Rows:
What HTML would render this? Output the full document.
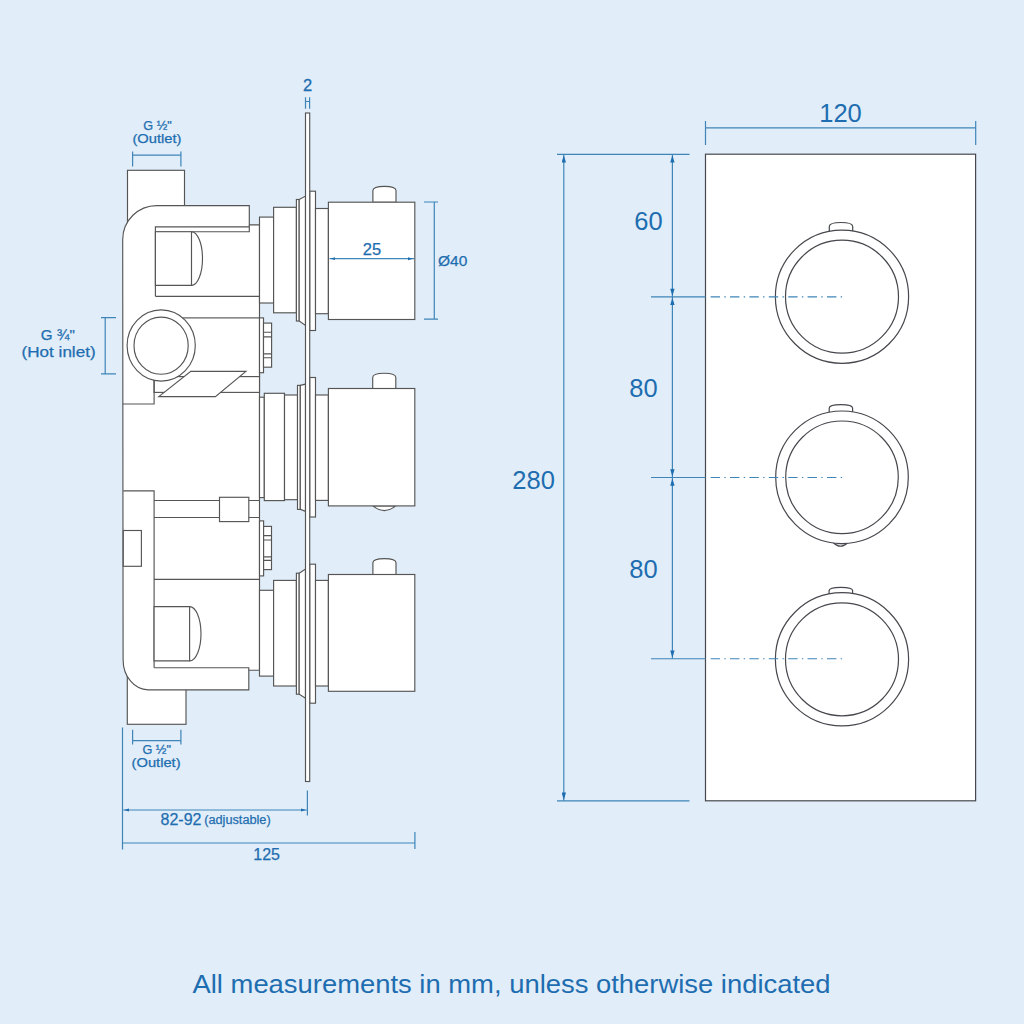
<!DOCTYPE html>
<html><head><meta charset="utf-8"><style>
html,body{margin:0;padding:0;background:#E1EDF8;}
svg{display:block;}
text{font-family:"Liberation Sans",sans-serif;fill:#1E6DB0;}
</style></head><body>
<svg width="1024" height="1024" viewBox="0 0 1024 1024">
<defs>
<marker id="ah" viewBox="0 0 10 6" refX="11.2" refY="3" markerWidth="8.3" markerHeight="4.4" markerUnits="userSpaceOnUse" orient="auto-start-reverse"><path d="M0,0 L10,3 L0,6 z" fill="#1E6DB0"/></marker>
<marker id="as" viewBox="0 0 10 6" refX="11.5" refY="3" markerWidth="5.2" markerHeight="3.6" markerUnits="userSpaceOnUse" orient="auto-start-reverse"><path d="M0,0 L10,3 L0,6 z" fill="#1E6DB0"/></marker>
</defs>
<rect x="0" y="0" width="1024" height="1024" fill="#E1EDF8"/>

<!-- ============ SIDE VIEW ============ -->
<g id="side" fill="#fff" stroke="#555" stroke-width="1.15" stroke-linejoin="miter">
  <!-- outlet pipes -->
  <rect x="127.5" y="170.3" width="57" height="60"/>
  <rect x="127.3" y="665" width="58.7" height="59.3"/>
  <!-- body silhouette -->
  <path d="M122.7,239.5 A34,33.9 0 0 1 156.7,205.6 L249.3,205.6 L249.3,224.9 L259.5,224.9 L259.5,670.2 L248.8,670.2 L248.8,689.8 L148.1,689.8 A25,30.1 0 0 1 123.1,659.7 Z"/>
  <!-- top elbow internals -->
  <path fill="none" d="M155.4,296.3 L155.4,226.8 L249.3,226.8 M155.4,231.7 L249.3,231.7 L249.3,224.9 M155.4,296.3 L259.5,296.3"/>
  <!-- top cartridge -->
  <path d="M155.4,231.7 L191.5,231.7 L191.5,285.4 L155.4,285.4 Z"/>
  <path fill="none" d="M191.5,231.7 A11,26.85 0 0 1 191.5,285.4"/>
  <!-- inlet housing & pipe -->
  <rect x="170" y="317.9" width="89.5" height="58.7"/>
  <rect x="154.1" y="376.6" width="105.4" height="15.8"/>
  <path fill="none" d="M122.8,404 L154.1,404 L154.1,378"/>
  <!-- hot inlet circle -->
  <ellipse cx="161.2" cy="345.45" rx="34.1" ry="35.6"/>
  <ellipse cx="161.1" cy="345.65" rx="27.1" ry="28.55"/>
  <!-- parallelogram -->
  <path d="M190.8,371.4 L245.9,371.4 L215.4,396.6 L158.8,396.6 Z"/>
  <!-- lower middle -->
  <path fill="none" d="M123.3,490.8 L154.1,490.8 L154.1,667.7 M154.1,500.5 L259.5,500.5 M154.1,517.5 L259.5,517.5 M154.1,579.4 L259.5,579.4"/>
  <rect x="219.5" y="497.3" width="29.3" height="24.3"/>
  <rect x="123.3" y="530.5" width="18.1" height="35.8"/>
  <!-- lower cartridge -->
  <path d="M154.1,606.6 L189.6,606.6 L189.6,660.9 L154.1,660.9 Z"/>
  <path fill="none" d="M189.6,606.6 A11.4,27.15 0 0 1 189.6,660.9"/>
  <path fill="none" d="M154.1,667.7 L248.8,667.7 L248.8,670.2"/>

  <!-- nuts -->
  <rect x="259.5" y="317.9" width="4" height="54.8"/>
  <rect x="263.5" y="323.1" width="8.1" height="44.1"/>
  <path fill="none" d="M263.5,332.2 H271.6 M263.5,336.9 H271.6 M263.5,353.9 H271.6 M263.5,357.7 H271.6"/>
  <rect x="259.5" y="520.9" width="4.1" height="55"/>
  <rect x="263.6" y="526.4" width="7.9" height="43.2"/>
  <path fill="none" d="M263.6,535.6 H271.5 M263.6,540 H271.5 M263.6,556.8 H271.5 M263.6,560.4 H271.5"/>

  <!-- handle 1 -->
  <rect x="259.5" y="217.1" width="14.1" height="85.9"/>
  <rect x="273.6" y="207.3" width="22.8" height="105.5"/>
  <rect x="296.4" y="199.5" width="2.8" height="121.5"/>
  <path d="M299.2,199.5 L305.5,196.1 L305.5,325.4 L299.2,321 Z"/>
  <rect x="309.7" y="191.2" width="5.8" height="139.3"/>
  <rect x="315.5" y="208.5" width="12.9" height="105.2"/>
  <path d="M372.9,202.2 L372.9,190.5 C372.9,187.5 376.9,186.3 384.45,186.3 C392,186.3 396,187.5 396,190.5 L396,202.2 Z"/>
  <rect x="328.4" y="202.2" width="86.4" height="117.3"/>
  <!-- handle 2 -->
  <rect x="259.5" y="397.2" width="4.8" height="100.4"/>
  <rect x="264.3" y="393.3" width="20.2" height="107.3"/>
  <rect x="284.5" y="395" width="13" height="104.7"/>
  <rect x="297.5" y="385.4" width="2.8" height="124"/>
  <path d="M300.3,385.4 L305.5,384.1 L305.5,511.4 L300.3,509.4 Z"/>
  <rect x="309.7" y="377.5" width="5.8" height="139.5"/>
  <rect x="315.5" y="395" width="12.9" height="105.4"/>
  <path d="M372.7,388.5 L372.7,377.4 C372.7,374.4 376.7,373.2 384.25,373.2 C391.8,373.2 395.8,374.4 395.8,377.4 L395.8,388.5 Z"/>
  <path d="M372.9,505.9 Q384.3,515.2 395.7,505.9 Z"/>
  <rect x="328.4" y="388.5" width="86.4" height="117.4"/>
  <!-- handle 3 -->
  <rect x="259.5" y="590.3" width="14.1" height="85.8"/>
  <rect x="273.6" y="580.4" width="22.8" height="105.6"/>
  <rect x="296.4" y="573.2" width="2.8" height="121"/>
  <path d="M299.2,573.2 L305.5,569 L305.5,698.3 L299.2,694.2 Z"/>
  <rect x="309.7" y="564.2" width="5.8" height="139"/>
  <rect x="315.5" y="580.4" width="12.9" height="105.6"/>
  <path d="M372.9,574.5 L372.9,562.8000000000001 C372.9,559.8000000000001 376.9,558.6 384.45,558.6 C392,558.6 396,559.8000000000001 396,562.8000000000001 L396,574.5 Z"/>
  <rect x="328.4" y="574.5" width="86.4" height="116.8"/>
  <!-- wall plate -->
  <rect x="305.5" y="113" width="4.2" height="668.5"/>
</g>

<!-- ============ FRONT VIEW ============ -->
<g fill="#fff" stroke="#46484d" stroke-width="1.2">
  <rect x="705.5" y="154.2" width="270.1" height="646.6"/>
  <path d="M829.3,236 L829.3,226.5 C829.3,223.5 833.3,222.5 841.00,222.5 C848.7,222.5 852.7,223.5 852.7,226.5 L852.7,236 Z"/>
  <circle cx="842" cy="296.7" r="66.6"/><circle cx="842" cy="296.7" r="56.5"/>
  <path d="M829.2,418 L829.2,408.3 C829.2,405.7 833.2,404.7 840.90,404.7 C848.6,404.7 852.6,405.7 852.6,408.3 L852.6,418 Z"/>
  <path d="M832.8,542 Q840.5,550.5 848.3,542 Z" fill="#ddd"/>
  <circle cx="842" cy="477.3" r="66.3"/><circle cx="842" cy="477.3" r="56.3"/>
  <path d="M829.1,600 L829.1,590.6 C829.1,588.4 833.1,587.4 840.85,587.4 C848.6,587.4 852.6,588.4 852.6,590.6 L852.6,600 Z"/>
  <circle cx="842" cy="659.3" r="66.6"/><circle cx="842" cy="659.3" r="56.5"/>
</g>

<!-- ============ DIMENSIONS ============ -->
<g fill="none" stroke="#3F85B8" stroke-width="1.2">
  <!-- G1/2 top -->
  <path d="M132.6,151.4 V166.6 M180.9,151.4 V166.6 M132.6,155.2 H180.9"/>
  <!-- G1/2 bottom -->
  <path d="M132.6,729.8 V744.6 M180.9,729.8 V744.6 M132.6,740.7 H180.9"/>
  <!-- G3/4 -->
  <path d="M105.2,317.7 V373.9 M101,317.7 H116 M101,373.9 H116"/>
  <!-- 2 marker -->
  <path d="M305.5,97.2 V108.7 M309.6,97.2 V108.7 M305.5,101.5 H309.6"/>
  <!-- 25 -->
  <path d="M329.5,258.7 H414" marker-start="url(#as)" marker-end="url(#as)"/>
  <!-- Ø40 -->
  <path d="M424,202 H438 M424,319.2 H438 M434.3,202 V319.2"/>
  <!-- 82-92 -->
  <path d="M123.2,810 H306.9" marker-start="url(#as)" marker-end="url(#as)"/>
  <path d="M307.4,790.4 V815.4 M122.5,727.4 V849.5"/>
  <!-- 125 -->
  <path d="M122.5,843 H414.9 M414.9,832 V849"/>
  <!-- 120 -->
  <path d="M705.5,121 V145 M975.7,121 V145 M705.5,127.8 H975.7"/>
  <!-- 280 -->
  <path d="M557,154.4 H689.5 M557,800.8 H689.5"/>
  <path d="M563.8,154.4 V800.8" marker-start="url(#ah)" marker-end="url(#ah)"/>
  <!-- 60/80/80 -->
  <path d="M672.4,154.4 V296.9" marker-start="url(#ah)" marker-end="url(#ah)"/>
  <path d="M672.4,296.9 V477.5" marker-start="url(#ah)" marker-end="url(#ah)"/>
  <path d="M672.4,477.5 V658.75" marker-start="url(#ah)" marker-end="url(#ah)"/>
  <!-- center lines -->
  <path d="M651,296.9 H705.5 M651,477.5 H705.5 M651,658.75 H705.5"/>
  <path d="M710.6,296.9 H843 M710.6,477.5 H843 M710.6,658.75 H843" stroke-dasharray="9.4 4.3 1.4 4.3"/>
</g>

<!-- ============ TEXT ============ -->
<g>
<g stroke="#1E6DB0" stroke-width="0.25">
  <text x="143.3" y="129.5" font-size="12.5" textLength="28.4" lengthAdjust="spacingAndGlyphs">G ½"</text>
  <text x="132.4" y="142.6" font-size="12.5" textLength="49" lengthAdjust="spacingAndGlyphs">(Outlet)</text>
  <text x="142.5" y="754.4" font-size="12.5" textLength="28.4" lengthAdjust="spacingAndGlyphs">G ½"</text>
  <text x="131.6" y="767.3" font-size="12.5" textLength="49" lengthAdjust="spacingAndGlyphs">(Outlet)</text>
  <text x="40.8" y="339.5" font-size="14.5" textLength="34" lengthAdjust="spacingAndGlyphs">G ¾"</text>
  <text x="21.6" y="357.3" font-size="14.5" textLength="74" lengthAdjust="spacingAndGlyphs">(Hot inlet)</text>
</g>
  <text x="307.7" y="90.8" font-size="16.5" text-anchor="middle" stroke="#1E6DB0" stroke-width="0.3">2</text>
  <text x="372" y="254.9" font-size="16.5" text-anchor="middle" stroke="#1E6DB0" stroke-width="0.25">25</text>
  <text x="438" y="265.8" font-size="15.5" stroke="#1E6DB0" stroke-width="0.25">Ø40</text>
  <text x="160.5" y="824.6" font-size="16" stroke="#1E6DB0" stroke-width="0.25">82-92</text>
  <text x="204.2" y="824" font-size="12.5" textLength="66.5" lengthAdjust="spacingAndGlyphs" stroke="#1E6DB0" stroke-width="0.25">(adjustable)</text>
  <text x="266.6" y="859.7" font-size="16" text-anchor="middle" stroke="#1E6DB0" stroke-width="0.25">125</text>
  <text x="840.5" y="122" font-size="25.5" text-anchor="middle">120</text>
  <text x="648.5" y="230.2" font-size="25.5" text-anchor="middle">60</text>
  <text x="643.5" y="397.2" font-size="25.5" text-anchor="middle">80</text>
  <text x="643.5" y="578.4" font-size="25.5" text-anchor="middle">80</text>
  <text x="533.6" y="488.7" font-size="25.5" text-anchor="middle">280</text>
  <text x="192.5" y="992.5" font-size="26.5" textLength="638" lengthAdjust="spacingAndGlyphs">All measurements in mm, unless otherwise indicated</text>
</g>
</svg>
</body></html>
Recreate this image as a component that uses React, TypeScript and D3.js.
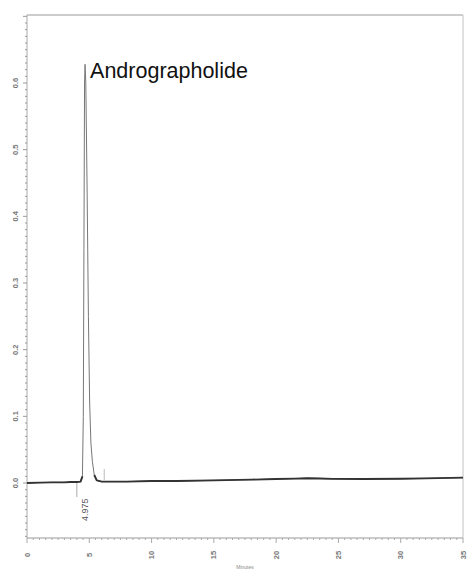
import React from "react";
import * as d3 from "d3";

const timeMin: number[] = [0, 1, 2, 3, 3.5, 4.0, 4.3, 4.45, 4.52, 4.57, 4.62, 4.66, 4.72, 4.82, 4.93, 5.03, 5.13, 5.25, 5.4, 5.6, 6.0, 8, 10, 12, 15, 18, 20, 21.5, 22.5, 23.5, 24.5, 27, 30, 32, 35];
const absorb: number[] = [0, 0.0005, 0.001, 0.001, 0.0015, 0.0015, 0.002, 0.01, 0.1, 0.35, 0.6, 0.628, 0.6, 0.45, 0.25, 0.12, 0.06, 0.032, 0.012, 0.004, 0.002, 0.002, 0.003, 0.003, 0.004, 0.005, 0.006, 0.0065, 0.0072, 0.0068, 0.0062, 0.006, 0.0063, 0.007, 0.008];
const yTicks: number[] = [0.0, 0.1, 0.2, 0.3, 0.4, 0.5, 0.6];
const xTicks: number[] = [0, 5, 10, 15, 20, 25, 30, 35];
const peakLabel = "Andrographolide";
const peakTime = "4.975";
const peakApex = 4.66;
const peakStart = 4.0;
const peakEnd = 6.2;

export default function App() {
  const W = 469, H = 573;
  const left = 27, right = 463, top = 15, bottom = 538;
  const x = d3.scaleLinear().domain([0, 35]).range([left, right]);
  const y = d3.scaleLinear().domain([-0.0825, 0.702]).range([bottom, top]);
  const line = d3.line<number>().x((_, i) => x(timeMin[i])).y((d) => y(d));
  const baseLine = d3.line<number>()
    .defined((_, i) => timeMin[i] <= 4.45 || timeMin[i] >= 5.4)
    .x((_, i) => x(timeMin[i])).y((d) => y(d));
  const yMinor = d3.range(-8, 71).map((k) => k / 100);
  const xMinor = d3.range(0, 71).map((k) => k / 2);
  const apexVal = absorb[timeMin.indexOf(peakApex)];
  const font = "Liberation Sans, Arial, sans-serif";
  return (
    <svg width={W} height={H} style={{ position: "absolute", left: 0, top: 0, background: "#fff" }}>
      <rect x={0} y={0} width={W} height={H} fill="#fff" />
      <line x1={left} x2={right} y1={top} y2={top} stroke="#bbb" strokeWidth={1.5} />
      <line x1={right} x2={right} y1={top} y2={bottom} stroke="#ccc" strokeWidth={1.2} />
      <line x1={left} x2={left} y1={top} y2={bottom} stroke="#aaa" strokeWidth={1} />
      <line x1={left} x2={right} y1={bottom} y2={bottom} stroke="#999" strokeWidth={1.2} />
      {yMinor.map((v, i) => {
        const major = Math.abs(Math.round(v * 100) % 10) === 0;
        return <line key={"ym" + i} x1={left - (major ? 4 : 2)} x2={left} y1={y(v)} y2={y(v)} stroke="#999" strokeWidth={1} />;
      })}
      {xMinor.map((v, i) => {
        const major = v % 5 === 0;
        return <line key={"xm" + i} x1={x(v)} x2={x(v)} y1={bottom} y2={bottom + (major ? 5 : 2)} stroke="#aaa" strokeWidth={1} />;
      })}
      {yTicks.map((v) => (
        <text key={"yl" + v} transform={`translate(${left - 9},${y(v)}) rotate(-90)`} textAnchor="middle" fontFamily={font} fontSize={7.5} fontWeight="bold" fill="#777">
          {v.toFixed(1)}
        </text>
      ))}
      {xTicks.map((v) => (
        <text key={"xl" + v} transform={`translate(${x(v) + 2.5},${bottom + 17}) rotate(-90)`} textAnchor="middle" fontFamily={font} fontSize={7.5} fontWeight="bold" fill="#777">
          {v}
        </text>
      ))}
      <text x={x(17.5)} y={569} textAnchor="middle" fontFamily={font} fontSize={5} fill="#888">Minutes</text>
      <line x1={x(peakStart)} x2={x(peakStart)} y1={y(0)} y2={y(0) + 14} stroke="#aaa" strokeWidth={1} />
      <line x1={x(peakEnd)} x2={x(peakEnd)} y1={y(0) - 14} y2={y(0) - 3} stroke="#bbb" strokeWidth={1} />
      <path d={line(absorb) || ""} fill="none" stroke="#777" strokeWidth={1} strokeLinejoin="round" />
      <path d={baseLine(absorb) || ""} fill="none" stroke="#333" strokeWidth={1.9} strokeLinejoin="round" />
      <text transform={`translate(${x(peakApex) + 3},${y(0) + 38}) rotate(-90)`} textAnchor="start" fontFamily={font} fontSize={9} fill="#555">
        {peakTime}
      </text>
      <text x={x(peakApex) + 5} y={y(apexVal) + 14} fontFamily={font} fontSize={21.5} fill="#111">
        {peakLabel}
      </text>
    </svg>
  );
}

Job: Extract every line containing the string "React" from the data above.

Answer for the task:
Recreate this image as a component that uses React, TypeScript and D3.js.
import React from "react";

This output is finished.